> Data extracted from a collection:
══════════════════════════════

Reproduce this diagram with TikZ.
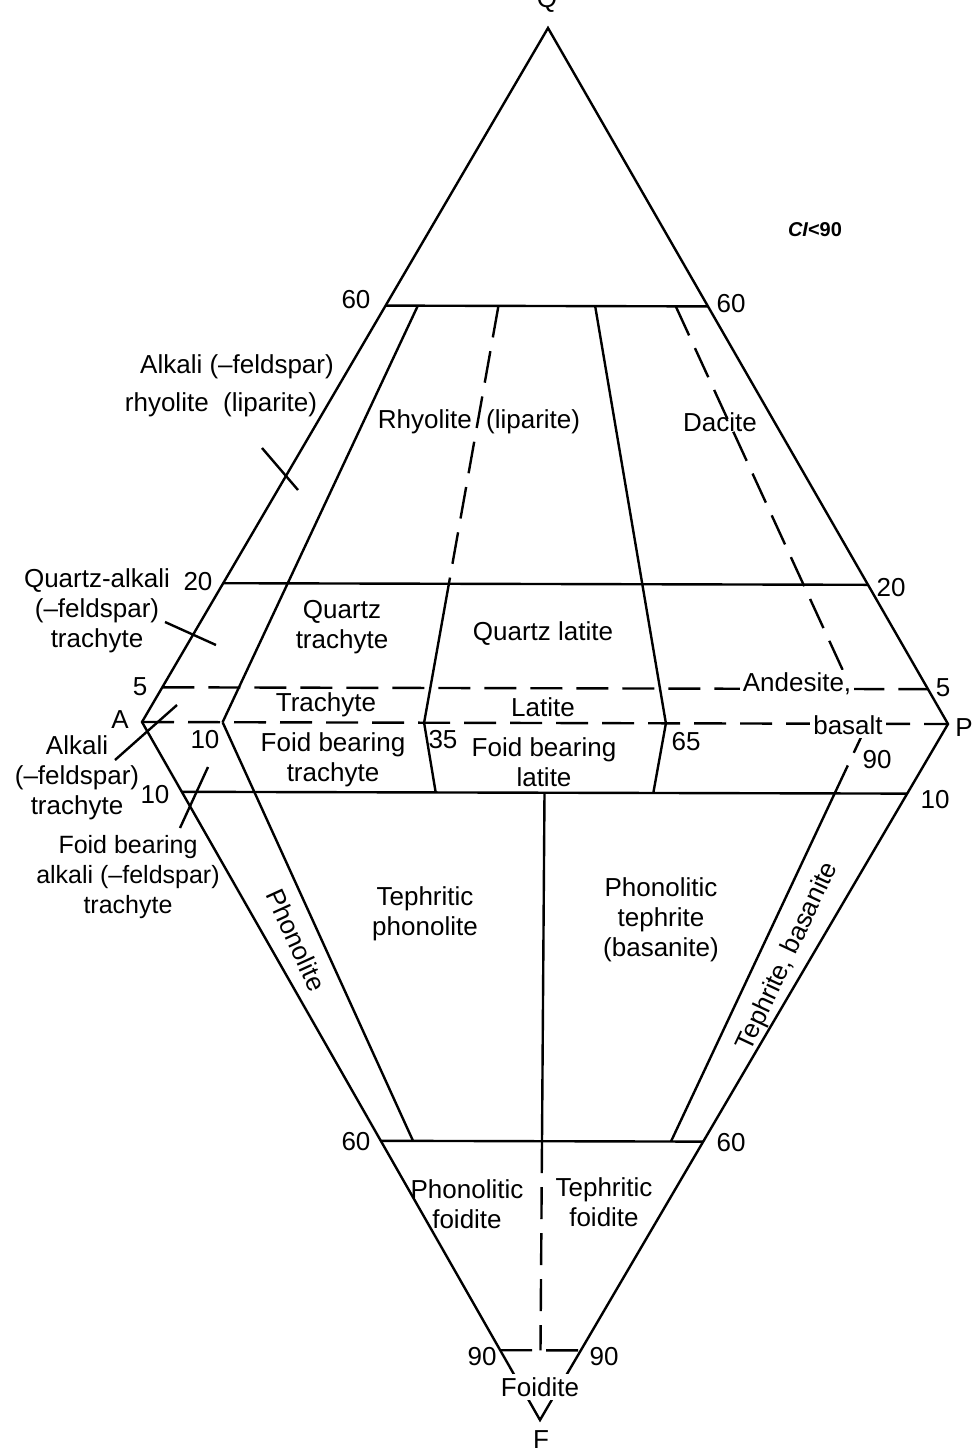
\documentclass[tikz,border=0pt]{standalone}
\usepackage{fontspec}
\setmainfont{Liberation Sans}
\usetikzlibrary{calc}
\begin{document}
\begin{tikzpicture}[x=0.5pt,y=-0.5pt, line width=1.2pt,
  lbl/.style={font=\fontsize{13}{15}\selectfont, align=center, inner sep=1pt},
  num/.style={font=\fontsize{13}{15}\selectfont, inner sep=1pt},
  wlbl/.style={lbl, fill=white, inner sep=1.5pt},
  dsh/.style={dash pattern=on 16pt off 7pt},
  lead/.style={line width=1.2pt}]
\useasboundingbox (0,0) rectangle (971,1452);
% corners
\coordinate (Q) at (548,28);
\coordinate (A) at (142,722);
\coordinate (P) at (948,724);
\coordinate (F) at (540,1420);
% edge points
\coordinate (qa60) at ($(A)!0.6!(Q)$);
\coordinate (qp60) at ($(P)!0.6!(Q)$);
\coordinate (qa20) at ($(A)!0.2!(Q)$);
\coordinate (qp20) at ($(P)!0.2!(Q)$);
\coordinate (qa5) at ($(A)!0.05!(Q)$);
\coordinate (qp5) at ($(P)!0.05!(Q)$);
\coordinate (fa10) at ($(A)!0.1!(F)$);
\coordinate (fp10) at ($(P)!0.1!(F)$);
\coordinate (fa60) at ($(A)!0.6!(F)$);
\coordinate (fp60) at ($(P)!0.6!(F)$);
\coordinate (fa90) at ($(A)!0.9!(F)$);
\coordinate (fp90) at ($(P)!0.9!(F)$);
% ratio points on A-P
\coordinate (r10) at ($(A)!0.1!(P)$);
\coordinate (r35) at ($(A)!0.35!(P)$);
\coordinate (r50) at ($(A)!0.5!(P)$);
\coordinate (r65) at ($(A)!0.65!(P)$);
\coordinate (r90) at ($(A)!0.9!(P)$);
\coordinate (u10) at ($(r10)!0.6!(Q)$);
\coordinate (u35) at ($(r35)!0.6!(Q)$);
\coordinate (u35b) at ($(r35)!0.2!(Q)$);
\coordinate (u65) at ($(r65)!0.6!(Q)$);
\coordinate (u90) at ($(r90)!0.6!(Q)$);
\coordinate (u90b) at ($(r90)!0.05!(Q)$);
\coordinate (l10) at ($(r10)!0.6!(F)$);
\coordinate (l35) at ($(r35)!0.1!(F)$);
\coordinate (l65) at ($(r65)!0.1!(F)$);
\coordinate (l50a) at ($(r50)!0.1!(F)$);
\coordinate (l50b) at ($(r50)!0.6!(F)$);
\coordinate (l50c) at ($(r50)!0.9!(F)$);
\coordinate (l90a) at ($(r90)!0.1!(F)$);
\coordinate (l90b) at ($(r90)!0.6!(F)$);
% outline
\draw (A) -- (Q) -- (P) -- (F) -- cycle;
% horizontal lines
\draw (qa60) -- (qp60);
\draw (qa20) -- (qp20);
\draw[dsh] (qa5) -- (qp5);
\draw[dsh] (A) -- (P);
\draw (fa10) -- (fp10);
\draw (fa60) -- (fp60);
\draw[dsh] (fa90) -- (fp90);
% upper radial lines
\draw (u10) -- (r10);
\draw[dsh] (u35) -- (u35b);
\draw (u35b) -- (r35);
\draw (u65) -- (r65);
\draw[dsh] (u90) -- (u90b);
% lower radial lines
\draw (r10) -- (l10);
\draw (r35) -- (l35);
\draw (r65) -- (l65);
\draw (l50a) -- (l50b);
\draw[dsh] (l50b) -- (l50c);
\draw[dsh] (r90) -- (l90a);
\draw (l90a) -- (l90b);
% leader lines
\coordinate (ld1a) at (262,448); \coordinate (ld1b) at (298,490);
\coordinate (ld2a) at (165,622); \coordinate (ld2b) at (216,645);
\coordinate (ld3a) at (115,760); \coordinate (ld3b) at (177,705);
\coordinate (ld4a) at (180,828); \coordinate (ld4b) at (208,767);
\draw[lead] (ld1a) -- (ld1b);
\draw[lead] (ld2a) -- (ld2b);
\draw[lead] (ld3a) -- (ld3b);
\draw[lead] (ld4a) -- (ld4b);
% corner and scale labels
\node[num] (nQ) at (547,1) {Q};
\node[num] (nA) at (120,720) {A};
\node[num] (nP) at (964,728) {P};
\node[num] (nF) at (541,1440) {F};
\node[num] (n60a) at (356,300) {60};
\node[num] (n60b) at (731,304) {60};
\node[num] (n20a) at (198,582) {20};
\node[num] (n20b) at (891,588) {20};
\node[num] (n5a) at (140,687) {5};
\node[num] (n5b) at (943,688) {5};
\node[num] (n10r) at (205,740) {10};
\node[num] (n35) at (443,740) {35};
\node[num] (n65) at (686,742) {65};
\node[num] (n90r) at (877,760) {90};
\node[num] (n10a) at (155,795) {10};
\node[num] (n10b) at (935,800) {10};
\node[num] (n60c) at (356,1142) {60};
\node[num] (n60d) at (731,1143) {60};
\node[num] (n90a) at (482,1357) {90};
\node[num] (n90b) at (604,1357) {90};
\node[font=\fontsize{10}{12}\selectfont, inner sep=1pt] (nCI) at (815,230) {{\bfseries\itshape CI}{\bfseries<90}};
% field labels
\node[lbl] (t1) at (237,367) {Alkali (–feldspar)};
\node[lbl] (t1b) at (221,405) {rhyolite\ \ (liparite)};
\node[lbl] (t2) at (479,422) {Rhyolite\ \ (liparite)};
\node[lbl] (t3) at (720,422) {Dacite};
\node[lbl] (t4) at (97,611) {Quartz-alkali\\(–feldspar)\\trachyte};
\node[lbl] (t5) at (342,627) {Quartz\\trachyte};
\node[lbl] (t6) at (543,634) {Quartz latite};
\node[lbl] (t7) at (326,705) {Trachyte};
\node[lbl] (t8) at (543,707) {Latite};
\node[wlbl] (t9) at (797,684) {Andesite,};
\node[wlbl] (t10) at (848,725) {basalt};
\node[lbl] (t11) at (333,760) {Foid bearing\\trachyte};
\node[lbl] (t12) at (544,762) {Foid bearing\\latite};
\node[lbl] (t13) at (77,778) {Alkali\\(–feldspar)\\trachyte};
\node[lbl, font=\fontsize{12.5}{15}\selectfont] (t14) at (128,877) {Foid bearing\\alkali (–feldspar)\\trachyte};
\node[lbl, rotate=-65.5] (t15) at (296,940) {Phonolite};
\node[lbl] (t16) at (425,914) {Tephritic\\phonolite};
\node[lbl] (t17) at (661,920) {Phonolitic\\tephrite\\(basanite)};
\node[lbl, rotate=64.8] (t18) at (788,957) {Tephrite, basanite};
\node[lbl] (t19) at (467,1204) {Phonolitic\\foidite};
\node[lbl] (t20) at (604,1202) {Tephritic\\foidite};
\node[wlbl] (t21) at (540,1387) {Foidite};
\end{tikzpicture}
\end{document}
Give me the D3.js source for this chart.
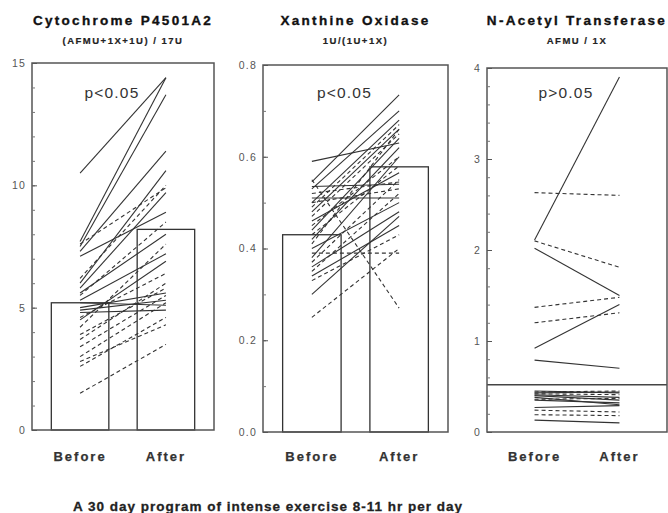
<!DOCTYPE html>
<html>
<head>
<meta charset="utf-8">
<script src="https://cdn.jsdelivr.net/npm/d3@7"></script>
<style>
  body { margin: 0; background: #fff; }
  svg { display: block; font-family: "Liberation Sans", Arial, sans-serif; }
</style>
</head>
<body>
<div id="chart"></div>
<script>
const w = 668;
const h = 513;

const categories = ['Before', 'After'];
const titles = ['Cytochrome P4501A2', 'Xanthine Oxidase', 'N-Acetyl Transferase'];
const subtitles = ['(AFMU+1X+1U) / 17U', '1U/(1U+1X)', 'AFMU / 1X'];
const pLabels = ['p<0.05', 'p<0.05', 'p>0.05'];
const footer = 'A 30 day program of intense exercise 8-11 hr per day';

// Cytochrome P4501A2: [before, after] per subject
const cypMeans = [5.2, 8.2];
const cypTicks = [0, 5, 10, 15];
const cypSolid = [
  [10.5, 14.4], [7.7, 14.4], [7.5, 13.7], [7.3, 11.4], [7.1, 8.9],
  [6.0, 10.6], [5.8, 9.7], [5.6, 8.0], [5.3, 7.2], [5.2, 5.1],
  [5.0, 5.6], [4.9, 5.3], [4.8, 4.9], [4.5, 6.9]
];
const cypDashed = [
  [7.6, 9.9], [6.2, 10.0], [5.5, 8.5], [4.6, 6.4], [4.2, 7.6],
  [3.9, 5.8], [3.7, 6.0], [3.4, 5.5], [3.0, 5.2], [2.8, 4.3],
  [2.6, 4.6], [1.5, 3.5]
];

// Xanthine Oxidase
const xoMeans = [0.43, 0.578];
const xoTicks = [0, 0.2, 0.4, 0.6, 0.8];
const xoSolid = [
  [0.59, 0.63], [0.545, 0.735], [0.53, 0.70], [0.535, 0.54], [0.51, 0.51],
  [0.50, 0.68], [0.48, 0.66], [0.46, 0.565], [0.44, 0.64], [0.42, 0.62],
  [0.40, 0.50], [0.38, 0.60], [0.36, 0.48], [0.30, 0.47], [0.34, 0.45]
];
const xoDashed = [
  [0.52, 0.545], [0.50, 0.53], [0.49, 0.67], [0.47, 0.65], [0.45, 0.60],
  [0.43, 0.58], [0.41, 0.66], [0.39, 0.39], [0.37, 0.55], [0.35, 0.52],
  [0.33, 0.43], [0.55, 0.27], [0.25, 0.40]
];

// N-Acetyl Transferase
const natMeans = [0.52, 0.52];
const natTicks = [0, 1, 2, 3, 4];
const natSolid = [
  [2.11, 3.9], [2.02, 1.5], [0.92, 1.4], [0.79, 0.70],
  [0.45, 0.43], [0.43, 0.44], [0.41, 0.38], [0.40, 0.35],
  [0.38, 0.30], [0.35, 0.32], [0.27, 0.29], [0.13, 0.10]
];
const natDashed = [
  [2.63, 2.6], [2.1, 1.81], [1.37, 1.48], [1.2, 1.31],
  [0.44, 0.45], [0.42, 0.41], [0.36, 0.37], [0.24, 0.22], [0.19, 0.18]
];

const panels = [
  { left: 32, right: 214, top: 63, bottom: 430, max: 15, minor: 1, ticks: cypTicks, fmt: d3.format('d'),
    means: cypMeans, solid: cypSolid, dashed: cypDashed, bars: true },
  { left: 263, right: 448, top: 65, bottom: 432, max: 0.8, minor: 0.1, ticks: xoTicks, fmt: d3.format('.1f'),
    means: xoMeans, solid: xoSolid, dashed: xoDashed, bars: true },
  { left: 487, right: 667, top: 68, bottom: 432, max: 4, minor: 0.2, ticks: natTicks, fmt: d3.format('d'),
    means: natMeans, solid: natSolid, dashed: natDashed, bars: false }
];

const svg = d3.select('#chart')
  .append('svg')
  .attr('width', w)
  .attr('height', h);

panels.forEach((p, i) => {
  const x = d3.scaleBand()
    .domain(categories)
    .range([p.left, p.right])
    .paddingInner(0.33)
    .paddingOuter(0.225);
  const y = d3.scaleLinear()
    .domain([0, p.max])
    .range([p.bottom, p.top]);
  const cx = c => x(c) + x.bandwidth() / 2;
  const g = svg.append('g');

  const mid = (p.left + p.right) / 2;
  g.append('text')
    .attr('x', mid).attr('y', 25)
    .attr('text-anchor', 'middle')
    .style('font-size', '13.5px').style('font-weight', 'bold')
    .style('letter-spacing', '2.3px')
    .attr('fill', '#111')
    .attr('stroke', '#111').attr('stroke-width', 0.35)
    .text(titles[i]);
  g.append('text')
    .attr('x', mid).attr('y', 44)
    .attr('text-anchor', 'middle')
    .style('font-size', '9.5px').style('font-weight', 'bold')
    .style('letter-spacing', '1.5px')
    .attr('fill', '#222')
    .attr('stroke', '#222').attr('stroke-width', 0.2)
    .text(subtitles[i]);

  // mean bars
  if (p.bars) {
    g.selectAll('rect.bar')
      .data(p.means)
      .enter()
      .append('rect')
      .attr('class', 'bar')
      .attr('x', (d, j) => x(categories[j]))
      .attr('y', d => y(d))
      .attr('width', x.bandwidth())
      .attr('height', d => y(0) - y(d))
      .attr('fill', 'none')
      .attr('stroke', '#333')
      .attr('stroke-width', 1.3);
  } else {
    g.append('line')
      .attr('x1', p.left).attr('x2', p.right)
      .attr('y1', y(p.means[0])).attr('y2', y(p.means[1]))
      .attr('stroke', '#444')
      .attr('stroke-width', 1.4);
  }

  // subject lines
  const drawPairs = (data, dash) => {
    g.selectAll(null)
      .data(data)
      .enter()
      .append('line')
      .attr('x1', cx('Before'))
      .attr('x2', cx('After'))
      .attr('y1', d => y(d[0]))
      .attr('y2', d => y(d[1]))
      .attr('stroke', '#333')
      .attr('stroke-width', 1.1)
      .attr('stroke-dasharray', dash);
  };
  drawPairs(p.solid, null);
  drawPairs(p.dashed, '4,3');

  // frame
  g.append('rect')
    .attr('x', p.left).attr('y', p.top)
    .attr('width', p.right - p.left)
    .attr('height', p.bottom - p.top)
    .attr('fill', 'none')
    .attr('stroke', '#555')
    .attr('stroke-width', 1.5);

  // y axis, ticks inside the frame
  const minorTicks = d3.range(0, p.max + p.minor / 2, p.minor);
  g.append('g')
    .attr('transform', 'translate(' + p.left + ',0)')
    .call(d3.axisRight(y).tickValues(minorTicks).tickSize(3).tickFormat(''))
    .call(a => a.select('.domain').remove())
    .call(a => a.selectAll('line').attr('stroke', '#777'));
  const yAxis = g.append('g')
    .attr('transform', 'translate(' + p.left + ',0)')
    .call(d3.axisLeft(y).tickValues(p.ticks).tickSize(0).tickPadding(6).tickFormat(p.fmt));
  yAxis.select('.domain').remove();
  yAxis.selectAll('text')
    .attr('fill', '#555')
    .style('font-size', '10.5px')
    .style('letter-spacing', '1.2px')
    .style('font-family', '"Liberation Sans", Arial, sans-serif');
  g.append('g')
    .attr('transform', 'translate(' + p.left + ',0)')
    .call(d3.axisRight(y).tickValues(p.ticks).tickSize(5).tickFormat(''))
    .call(a => a.select('.domain').remove())
    .call(a => a.selectAll('line').attr('stroke', '#555'));

  // x labels
  g.selectAll('text.cat')
    .data(categories)
    .enter()
    .append('text')
    .attr('class', 'cat')
    .attr('x', d => cx(d))
    .attr('y', 461)
    .attr('text-anchor', 'middle')
    .style('font-size', '13px').style('font-weight', 'bold')
    .style('letter-spacing', '2px')
    .attr('fill', '#333')
    .attr('stroke', '#333').attr('stroke-width', 0.25)
    .text(d => d);

  g.append('text')
    .attr('x', mid - 11)
    .attr('y', 98)
    .attr('text-anchor', 'middle')
    .style('font-size', '15.5px')
    .style('letter-spacing', '1.2px')
    .attr('fill', '#333')
    .text(pLabels[i]);
});

svg.append('text')
  .attr('x', 268).attr('y', 511)
  .attr('text-anchor', 'middle')
  .style('font-size', '13.5px').style('font-weight', 'bold')
  .style('letter-spacing', '1px')
  .attr('fill', '#222')
  .attr('stroke', '#222').attr('stroke-width', 0.3)
  .text(footer);
</script>
</body>
</html>
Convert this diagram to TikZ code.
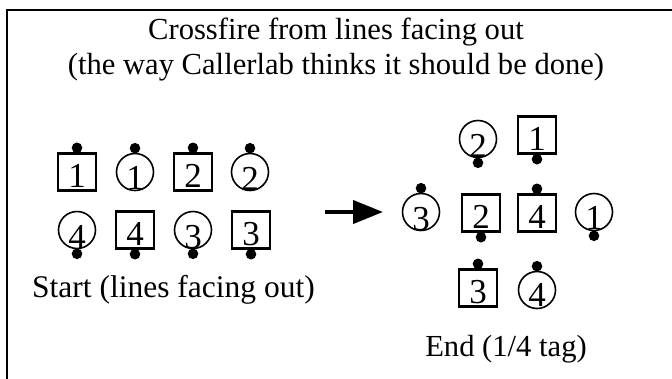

══════════════════════════════

> OBJECTIVE: Pictures excluded, retype exactly the lines running from the one with "Give me the D3.js source for this chart." through the one with "const footer = 'A". Include both end lines and nothing more.

> OUTPUT OF THE EXERCISE:
Give me the D3.js source for this chart.
<!DOCTYPE html>
<html>
<head>
<meta charset="utf-8">
<script src="https://cdn.jsdelivr.net/npm/d3@7"></script>
<style>
  body { margin: 0; background: #fff; }
  svg { display: block; font-family: "Liberation Sans", Arial, sans-serif; }
</style>
</head>
<body>
<div id="chart"></div>
<script>
const w = 668;
const h = 513;

const categories = ['Before', 'After'];
const titles = ['Cytochrome P4501A2', 'Xanthine Oxidase', 'N-Acetyl Transferase'];
const subtitles = ['(AFMU+1X+1U) / 17U', '1U/(1U+1X)', 'AFMU / 1X'];
const pLabels = ['p<0.05', 'p<0.05', 'p>0.05'];
const footer = 'A 30 day program of intense exercise 8-11 hr per day';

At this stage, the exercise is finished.